Starlight analysis gives new insight into Enceladus gas plume


Viewing the eruptions from Saturn's moon against the backdrop of a star has shown how they change during its orbit. But what's happening beneath the surface remains mysterious. Bill Condie reports.


Narrow jets of gas and icy particles erupt from the south polar region of Enceladus, contributing to the moon's giant plume. A cycle of activity in these small-scale jets may be periodically lofting extra particles into space, causing the overall plume to brighten dramatically.
NASA/JPL/SPACE SCIENCE INSTITUTE

Scientists have been forced to rethink their modelling on how the gas jets on Saturn's moon Enceladus work after surprising new observations by NASA's Cassini spacecraft.

Cassini recently used the light of a distant star to observe the cryovolcanic eruption on the moon and found it did not behave as anticipated.

It now appears that at least some of the narrow jets are more intense the further the moon is away from Saturn in its orbit, although NASA scientists are not sure what is happening beneath Enceladus' frozen surface.

The region around the moon's south pole is marked by numerous jets that spew gas and dust-sized ice grains hundreds of kilometres into space, in a single plume. Scientists believe this originates in the extensive saltwater sea beneath Enceladus' surface, which could harbour life.

More than 90% of the material in the plume is water vapour, an observation confirmed last year when Cassini passed through the plume to take samples.

At the moon's furthest point in its elliptical orbit round Saturn, the jets spew out three times as much icy dust into space as when closer in. But scientists have not been able to measure the gas output until now.

During a carefully timed operation, Cassini fixed on to the star Epsilon Orionis - the central star in Orion's belt - just as the plume passed between the spacecraft and the star.
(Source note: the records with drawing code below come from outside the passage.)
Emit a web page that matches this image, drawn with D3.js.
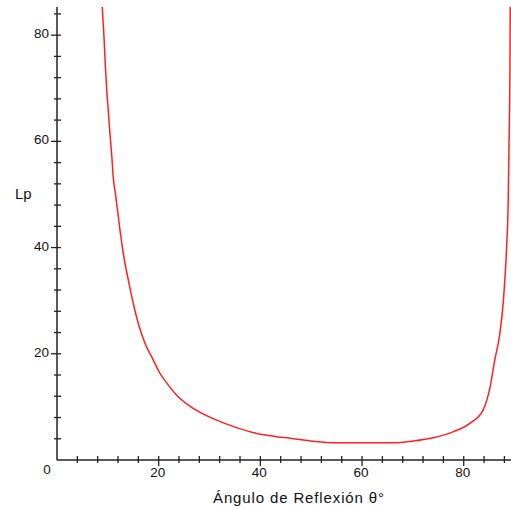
<!DOCTYPE html>
<html><head><meta charset="utf-8">
<script src="https://cdn.jsdelivr.net/npm/d3@7"></script>
<style>
html,body{margin:0;padding:0;background:#fff;}
text{font-family:"Liberation Sans",Arial,sans-serif;fill:#111;}
</style></head>
<body><svg id="c" width="511" height="509"></svg>
<script>
// Data
const theta = [8.9, 9.24, 9.5, 9.77, 10.1, 10.42, 10.8, 11.07, 11.47, 11.74, 12.06, 12.33, 12.59,
  13.04, 14.02, 15.0, 15.99, 17.3, 18.94, 20.26, 21.2, 23.54, 26.8, 31.4, 35.3, 39.3, 43.2, 45.8,
  49.8, 55.3, 60.6, 66.1, 70.1, 74.0, 77.9, 81.2, 83.8, 85.2, 86.1, 87.1, 87.8, 88.4, 88.75, 88.95, 89.1, 89.15];
const lp = [85.3, 79.7, 74.4, 69.8, 65.6, 61.4, 56.9, 53.1, 50.3, 48.2, 45.9, 43.7, 41.9,
  38.9, 33.9, 29.5, 25.7, 22.0, 18.8, 16.3, 15.0, 12.2, 9.7, 7.5, 6.1, 5.0, 4.4, 4.1,
  3.6, 3.25, 3.25, 3.25, 3.6, 4.2, 5.3, 6.9, 9.4, 13.8, 18.8, 23.8, 30, 39.4, 48.8, 62, 75, 85.3];
const xMajor = [20, 40, 60, 80];
const yMajor = [20, 40, 60, 80];
const xLabel = "Ángulo de Reflexión  θ°";
const yLabel = "Lp";

const svg = d3.select("#c");
const x = d3.scaleLinear().domain([0, 89.3]).range([57, 511]);
const y = d3.scaleLinear().domain([0, 85.3]).range([460, 7]);

svg.append("defs").append("clipPath").attr("id","clip")
  .append("rect").attr("x",57).attr("y",7).attr("width",454).attr("height",453);

// curve
const pts = theta.map((t,i)=>[t, lp[i]]);
svg.append("path").datum(pts)
  .attr("clip-path","url(#clip)")
  .attr("d", d3.line().curve(d3.curveMonotoneX).x(d=>x(d[0])).y(d=>y(d[1])))
  .attr("fill","none").attr("stroke","#ff2020").attr("stroke-width",1.5);

const axisColor = "#222";
svg.append("line").attr("x1",x(0)).attr("x2",x(0)).attr("y1",y(85.3)).attr("y2",y(0))
  .attr("stroke",axisColor).attr("stroke-width",1.5);
svg.append("line").attr("x1",x(0)).attr("x2",511).attr("y1",y(0)).attr("y2",y(0))
  .attr("stroke",axisColor).attr("stroke-width",1.5);

const yTicks = d3.range(4, 85, 4);
svg.selectAll(".yt").data(yTicks).join("line")
  .attr("x1", d => yMajor.includes(d) ? x(0)-6 : x(0)-3)
  .attr("x2", d => x(0)+4)
  .attr("y1", d=>y(d)).attr("y2", d=>y(d))
  .attr("stroke",axisColor).attr("stroke-width",1.3);
const xTicks = d3.range(4, 89, 4);
svg.selectAll(".xt").data(xTicks).join("line")
  .attr("x1", d=>x(d)).attr("x2", d=>x(d))
  .attr("y1", d => y(0)-4)
  .attr("y2", d => xMajor.includes(d) ? y(0)+6 : y(0)+3)
  .attr("stroke",axisColor).attr("stroke-width",1.3);

svg.selectAll(".yl").data(yMajor).join("text")
  .attr("x", x(0)-8).attr("y", d=>y(d)+3)
  .attr("text-anchor","end").attr("font-size",13.5).text(d=>d);
svg.selectAll(".xl").data(xMajor).join("text")
  .attr("x", d=>x(d)-1).attr("y", y(0)+17)
  .attr("text-anchor","middle").attr("font-size",13.5).text(d=>d);
svg.append("text").attr("x",47).attr("y",474).attr("text-anchor","middle").attr("font-size",13.5).text("0");

svg.append("text").attr("x",15).attr("y",199).attr("font-size",15).text(yLabel);
svg.append("text").attr("x",213).attr("y",503).attr("font-size",15)
  .attr("textLength",171).attr("lengthAdjust","spacing").text(xLabel);
</script></body></html>
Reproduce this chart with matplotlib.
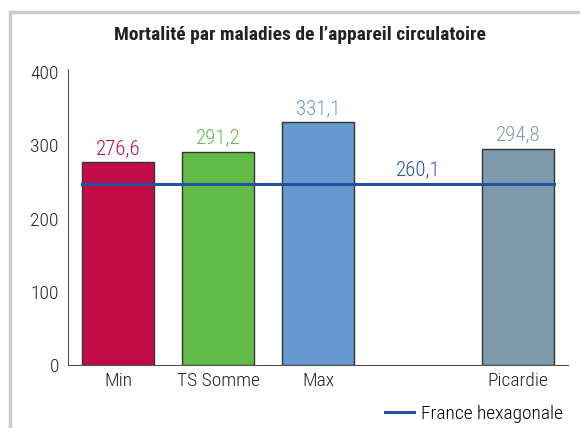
import matplotlib.pyplot as plt
from matplotlib.patches import Rectangle
from matplotlib.lines import Line2D

# données
categories = ["Min", "TS Somme", "Max", "", "Picardie"]
valeurs = [276.6, 291.2, 331.1, None, 294.8]
etiquettes = ["276,6", "291,2", "331,1", "", "294,8"]
couleurs = ["#c30b47", "#62bb47", "#6699cf", None, "#7f9aaa"]
france_valeur = 247
france_etiquette = "260,1"

plt.rcParams['font.family'] = ['Roboto Condensed', 'Archivo Narrow', 'DejaVu Sans']

W, H = 580, 428
fig = plt.figure(figsize=(W / 100, H / 100), dpi=100)
ax = fig.add_axes([68/W, 1 - 365/H, 500/W, (365 - 72)/H])

# cadre gris
fig.patches.append(Rectangle((10/W, -0.1), 1.2, (H - 12)/H + 0.1, transform=fig.transFigure,
                             fill=False, edgecolor="#cccccc", lw=2.5))

for i, (v, c, lab) in enumerate(zip(valeurs, couleurs, etiquettes)):
    if v is None:
        continue
    ax.bar(i, v, width=0.72, color=c, edgecolor="#333333", linewidth=1, zorder=2)
    ax.text(i, v + 6, lab, ha="center", va="bottom", color=c, fontsize=15, fontweight="light")

# ligne France hexagonale
ax.plot([-0.36, 4.36], [france_valeur, france_valeur], color="#2352a3", lw=2.2, zorder=3)
ax.text(3.0, france_valeur + 6, france_etiquette, ha="center", va="bottom",
        color="#2352a3", fontsize=15, fontweight="light")

ax.set_xlim(-0.5, 4.5)
ax.set_ylim(0, 400)
ax.set_yticks([0, 100, 200, 300, 400])
ax.set_xticks(range(len(categories)))
ax.set_xticklabels(categories)
ax.tick_params(axis="both", length=0, labelsize=14, colors="#222222")
ax.tick_params(axis="y", pad=6.5)
ax.tick_params(axis="x", pad=5)
for t in ax.get_xticklabels() + ax.get_yticklabels():
    t.set_fontweight("light")
for s in ["top", "right"]:
    ax.spines[s].set_visible(False)
ax.spines["left"].set_color("#555555")
ax.spines["bottom"].set_color("#555555")
ax.spines["left"].set_bounds(0, 404)

fig.text(300/W, 1 - 35/H, "Mortalité par maladies de l’appareil circulatoire",
         ha="center", va="center", fontsize=14, fontweight="bold", color="#222222")

fig.legend(handles=[Line2D([], [], color="#2352a3", lw=2.2)], labels=["France hexagonale"],
           loc="center right", bbox_to_anchor=(563/W, 1 - 414/H), frameon=False,
           fontsize=14, handlelength=1.5, handletextpad=0.35, borderaxespad=0, borderpad=0,
           prop={"size": 14, "weight": "light"})

fig.savefig("out.png", dpi=100)
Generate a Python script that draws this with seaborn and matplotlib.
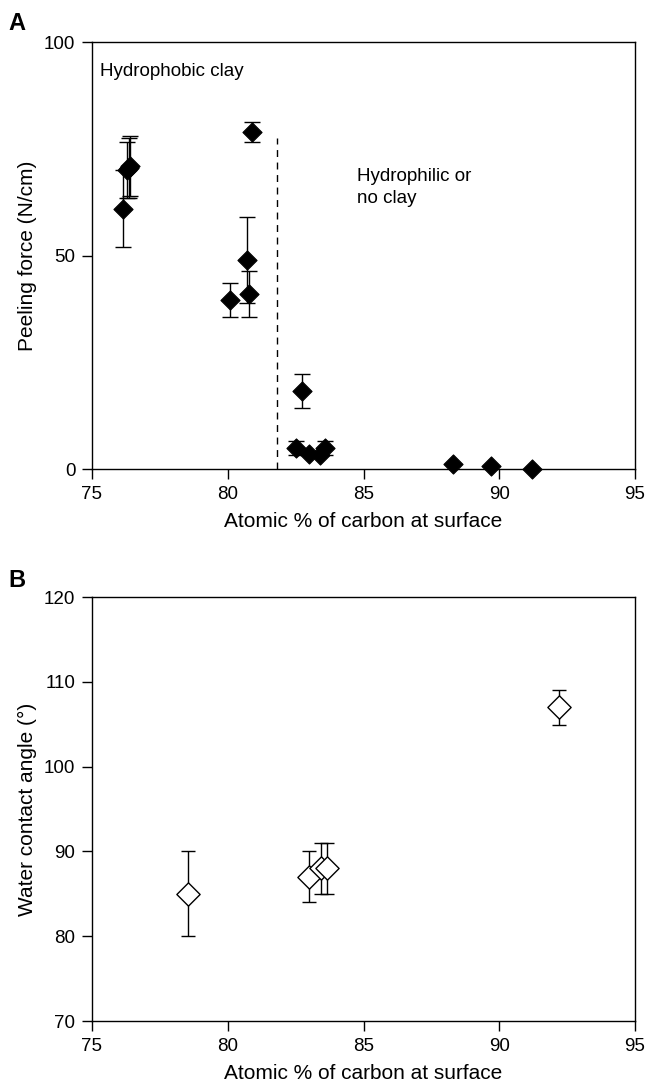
import matplotlib
matplotlib.use("Agg")
import matplotlib.pyplot as plt
import seaborn as sns
import pandas as pd

# === Panel A: peeling force vs atomic % carbon ===
carbon_a = [76.15, 76.3, 76.35, 76.4, 80.9, 80.1, 80.7, 80.8,
            82.75, 82.5, 83.0, 83.4, 83.6, 88.3, 89.7, 91.2]
peel_force = [61, 70, 70.5, 71, 79, 39.5, 49, 41,
              18.3, 5, 3.5, 3.3, 5, 1.2, 0.7, 0]
peel_err = [9, 6.5, 7, 7, 2.3, 4, 10, 5.3,
            4, 1.6, 0, 0, 1.6, 0, 0, 0]

# === Panel B: water contact angle vs atomic % carbon ===
carbon_b = [78.55, 83.0, 83.45, 83.65, 92.2]
contact_angle = [85, 87, 88, 88, 107]
angle_err = [5, 3, 3, 3, 2.1]

clay_boundary = 81.83
xlabel = "Atomic % of carbon at surface"

df_a = pd.DataFrame({"carbon": carbon_a, "force": peel_force, "err": peel_err})
df_b = pd.DataFrame({"carbon": carbon_b, "angle": contact_angle, "err": angle_err})

sns.set_style("ticks")
plt.rcParams["font.family"] = ["Liberation Sans", "DejaVu Sans"]
plt.rcParams["xtick.major.size"] = 7
plt.rcParams["ytick.major.size"] = 7
plt.rcParams["xtick.major.width"] = 1
plt.rcParams["ytick.major.width"] = 1
plt.rcParams["axes.linewidth"] = 1
plt.rcParams["axes.edgecolor"] = "black"
for key in ["text.color", "axes.labelcolor", "xtick.color", "ytick.color"]:
    plt.rcParams[key] = "black"

fig = plt.figure(figsize=(6.46, 10.87), dpi=100)
ax_a = fig.add_axes([0.1424, 0.5685, 0.8406, 0.3928])
ax_b = fig.add_axes([0.1424, 0.0607, 0.8406, 0.3900])

# --- A ---
ax_a.errorbar(df_a["carbon"], df_a["force"], yerr=df_a["err"], fmt="none",
              ecolor="black", elinewidth=1, capsize=5.5, capthick=1, zorder=2)
sns.scatterplot(data=df_a, x="carbon", y="force", marker="D", s=95,
                color="black", edgecolor="black", ax=ax_a, zorder=3, clip_on=False)
ax_a.plot([clay_boundary, clay_boundary], [0, 77.5], color="black",
          linestyle=(0, (5, 4)), linewidth=1)
ax_a.text(75.3, 93, "Hydrophobic clay", fontsize=13.5, va="center")
ax_a.text(84.75, 70.5, "Hydrophilic or\nno clay", fontsize=13.5, va="top",
          linespacing=1.4)
ax_a.set_xlim(75, 95)
ax_a.set_ylim(0, 100)
ax_a.set_xticks([75, 80, 85, 90, 95])
ax_a.set_yticks([0, 50, 100])
ax_a.set_xlabel(xlabel, fontsize=15, labelpad=7)
ax_a.set_ylabel("Peeling force (N/cm)", fontsize=15, labelpad=5)

# --- B ---
ax_b.errorbar(df_b["carbon"], df_b["angle"], yerr=df_b["err"], fmt="none",
              ecolor="black", elinewidth=1, capsize=5, capthick=1, zorder=2)
sns.scatterplot(data=df_b, x="carbon", y="angle", marker="D", s=140,
                color="white", edgecolor="black", linewidth=1, ax=ax_b, zorder=3)
ax_b.set_xlim(75, 95)
ax_b.set_ylim(70, 120)
ax_b.set_xticks([75, 80, 85, 90, 95])
ax_b.set_yticks([70, 80, 90, 100, 110, 120])
ax_b.set_xlabel(xlabel, fontsize=15, labelpad=7)
ax_b.set_ylabel("Water contact angle (°)", fontsize=15, labelpad=5)

for ax in (ax_a, ax_b):
    ax.tick_params(labelsize=13.5, color="black", pad=5)
    for side in ax.spines.values():
        side.set_visible(True)

fig.text(0.013, 0.978, "A", fontsize=17, fontweight="bold", va="center")
fig.text(0.013, 0.466, "B", fontsize=17, fontweight="bold", va="center")

fig.savefig("out.png", dpi=100)
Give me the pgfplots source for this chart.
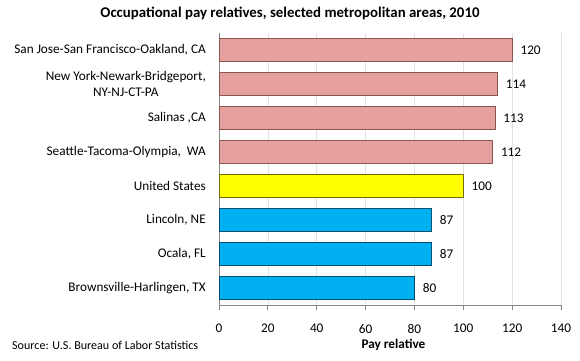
\documentclass[border=0pt]{standalone}
\usepackage{pgfplots}
\pgfplotsset{compat=1.18}
\usepackage{fontspec}
\setmainfont{Carlito}
\definecolor{pinkbar}{RGB}{230,160,158}
\definecolor{pinkedge}{RGB}{140,85,84}
\definecolor{yelbar}{RGB}{255,255,0}
\definecolor{yeledge}{RGB}{110,110,0}
\definecolor{bluebar}{RGB}{0,176,240}
\definecolor{blueedge}{RGB}{0,80,115}
\definecolor{axisgray}{RGB}{134,134,134}
\definecolor{gridgray}{RGB}{225,225,225}
\begin{document}
\begin{tikzpicture}[x=1bp,y=1bp]
\useasboundingbox (0,0) rectangle (580,360);
\begin{axis}[
  at={(219bp,55bp)}, anchor=south west,
  scale only axis, width=342bp, height=272bp,
  xmin=0, xmax=140, ymin=-0.5, ymax=7.5,
  xtick={0,20,...,140},
  ytick={0,...,7},
  yticklabels={{Brownsville-Harlingen, TX},{Ocala, FL},{Lincoln, NE},{United States},{Seattle-Tacoma-Olympia,\ \ WA},{Salinas ,CA},{New York-Newark-Bridgeport,\\NY-NJ-CT-PA},{San Jose-San Francisco-Oakland, CA}},
  minor ytick={-0.5,0.5,...,7.5},
  axis x line*=bottom, axis y line*=left,
  axis line style={axisgray, line width=0.8pt, -},
  xmajorgrids, grid style={gridgray, line width=0.6pt},
  tick align=outside,
  major tick length=5bp, minor tick length=5bp,
  xtick style={axisgray, line width=0.8pt},
  ytick style={draw=none},
  minor tick style={axisgray, line width=0.8pt},
  yticklabel style={align=center, font=\fontsize{13.3}{16}\selectfont, inner sep=0pt, xshift=-8bp},
  xticklabel style={font=\fontsize{13.3}{16}\selectfont, inner sep=0pt, yshift=-14bp},
  /pgf/number format/assume math mode=true,
  xlabel={\textbf{Pay relative}},
  xlabel style={font=\fontsize{13.3}{16}\selectfont, at={(axis description cs:0.51,0)}, anchor=center, yshift=-40bp},
  xbar, bar width=23bp,
  nodes near coords,
  nodes near coords style={font=\fontsize{13.3}{16}\selectfont, black, anchor=west, inner sep=0pt, xshift=8bp},
  clip=false,
]
\addplot[bar shift=0pt, fill=bluebar, draw=blueedge, line width=0.8pt] coordinates {(80,0) (87,1) (87,2)};
\addplot[bar shift=0pt, fill=yelbar, draw=yeledge, line width=0.8pt] coordinates {(100,3)};
\addplot[bar shift=0pt, fill=pinkbar, draw=pinkedge, line width=0.8pt] coordinates {(112,4) (113,5) (114,6) (120,7)};
\end{axis}
\node[font=\fontsize{14.9}{17}\selectfont\bfseries] at (290,347) {Occupational pay relatives, selected metropolitan areas, 2010};
\node[font=\fontsize{12.1}{15}\selectfont, anchor=west, inner sep=0pt] at (12,15) {Source: U.S. Bureau of Labor Statistics};
\end{tikzpicture}
\end{document}
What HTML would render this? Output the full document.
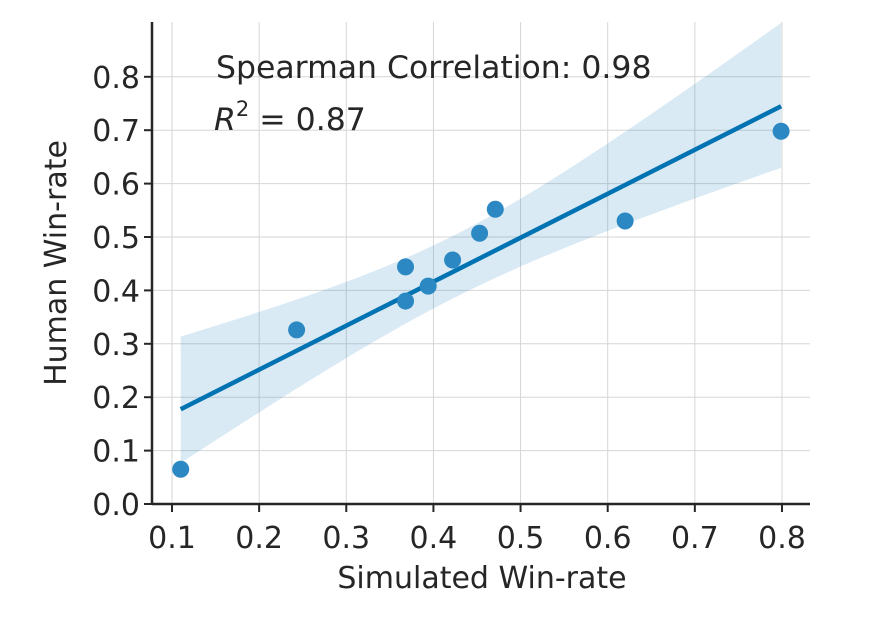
<!DOCTYPE html>
<html><head><meta charset="utf-8"><style>
body{margin:0;background:#fff;}
svg text{font-family:"DejaVu Sans","Liberation Sans",sans-serif;fill:#262626;}
</style></head><body>
<svg id="chart" width="870" height="613" xmlns="http://www.w3.org/2000/svg">
<g id="grid"></g>
<g id="band"></g>
<g id="points"></g>
<g id="axes"></g>
<text x="216" y="78" font-size="31.5">Spearman Correlation: 0.98</text>
<text x="214" y="130" font-size="31.5"><tspan font-style="italic">R</tspan><tspan dy="-14" font-size="21">2</tspan><tspan dy="14"> = 0.87</tspan></text>
<text x="482" y="588" font-size="30" text-anchor="middle">Simulated Win-rate</text>
<text transform="translate(66,263) rotate(-90)" font-size="30" text-anchor="middle">Human Win-rate</text>
</svg>
<script>
const simWin=[0.110,0.243,0.368,0.368,0.394,0.422,0.453,0.471,0.620,0.799];
const humanWin=[0.065,0.326,0.444,0.380,0.408,0.457,0.507,0.552,0.530,0.698];
const xTicks=[0.1,0.2,0.3,0.4,0.5,0.6,0.7,0.8];
const yTicks=[0.0,0.1,0.2,0.3,0.4,0.5,0.6,0.7,0.8];
const NS="http://www.w3.org/2000/svg";
const X0=152,X1=810,Y0=504,Y1=22;
const xs=v=>172+(v-0.1)*871.4;
const ys=v=>504-v*534;
function mk(tag,attrs,parent){const e=document.createElementNS(NS,tag);for(const k in attrs)e.setAttribute(k,attrs[k]);parent.appendChild(e);return e;}
const grid=document.getElementById('grid'),axes=document.getElementById('axes'),band=document.getElementById('band'),pts=document.getElementById('points');
xTicks.forEach(t=>{const x=xs(t);
 const g=mk('line',{x1:x,x2:x,y1:Y1,y2:Y0,stroke:'#d6d6d6','stroke-width':1},grid);
 
 const tk=mk('line',{x1:x,x2:x,y1:Y0,y2:Y0+8,stroke:'#262626','stroke-width':2},axes);
 
 const tx=mk('text',{x:x,y:Y0+44,'font-size':30,'text-anchor':'middle'},axes);tx.textContent=t.toFixed(1);
 
});
yTicks.forEach(t=>{const y=ys(t);
 const g=mk('line',{x1:X0,x2:X1,y1:y,y2:y,stroke:'#d6d6d6','stroke-width':1},grid);
 
 const tk=mk('line',{x1:X0-8,x2:X0,y1:y,y2:y,stroke:'#262626','stroke-width':2},axes);
 
 const tx=mk('text',{x:X0-12,y:y+11,'font-size':30,'text-anchor':'end'},axes);tx.textContent=t.toFixed(1);
 
});
const sp1=mk('line',{x1:X0,x2:X0,y1:Y1,y2:Y0,stroke:'#262626','stroke-width':2.5},axes);

const sp2=mk('line',{x1:X0,x2:X1,y1:Y0,y2:Y0,stroke:'#262626','stroke-width':2.5},axes);

const n=simWin.length;const mx=simWin.reduce((a,b)=>a+b)/n,my=humanWin.reduce((a,b)=>a+b)/n;
let sxx=0,sxy=0;for(let i=0;i<n;i++){sxx+=(simWin[i]-mx)**2;sxy+=(simWin[i]-mx)*(humanWin[i]-my);}
const b=sxy/sxx,a=my-b*mx;let sse=0;for(let i=0;i<n;i++)sse+=(humanWin[i]-a-b*simWin[i])**2;
const se=Math.sqrt(sse/(n-2)),tcrit=2.9;
const xmin=Math.min(...simWin),xmax=Math.max(...simWin);
const up=[],lo=[];for(let k=0;k<=60;k++){const x=xmin+(xmax-xmin)*k/60;const yh=a+b*x;const h=tcrit*se*Math.sqrt(1/n+(x-mx)**2/sxx);
 up.push(xs(x)+','+Math.max(ys(yh+h*1.15),Y1));lo.unshift(xs(x)+','+ys(yh-h*0.85));}
const poly=mk('polygon',{points:up.concat(lo).join(' '),fill:'#0173b2','fill-opacity':0.15},band);

const rl=mk('line',{x1:xs(xmin),y1:ys(a+b*xmin),x2:xs(xmax),y2:ys(a+b*xmax),stroke:'#0173b2','stroke-width':4.5},band);

for(let i=0;i<n;i++){const c=mk('circle',{cx:xs(simWin[i]),cy:ys(humanWin[i]),r:8.5,fill:'#2b88c2'},pts);
 }
</script>
</body></html>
Cassini's ultraviolet imaging spectrometer (or UVIS) could then measure how water vapour in the plume dimmed the star's ultraviolet light, and so determine how much gas the plume contained.

Scientists had predicted it would increase by a similar amount to the extra dust ejection, but that did not happen. There was only a 20% increase in total gas output.

Looking for an explanation, Cassini scientists focused on one vent known as Baghdad I and saw its overall contribution rise from 2% to 8% of the total jet.

That gave a clue to what was happening, says Larry Esposito, UVIS team lead at the University of Colorado.

"We had thought the amount of water vapor in the overall plume, across the whole south polar area, was being strongly affected by tidal forces from Saturn. Instead we find that the small-scale jets are what's changing," he said.

This increase in the jets' activity is what causes more icy dust grains to be lofted into space, where Cassini's cameras can see them, Esposito said.

That in tuen suggests what may be going on beneath the surface as water moves through cracks and fissues to the surface, but that will take further analysis.

"Since we can only see what's going on above the surface, at the end of the day, it's up to the modelers to take this data and figure out what's going on underground," said Cassini scientist Candy Hansen.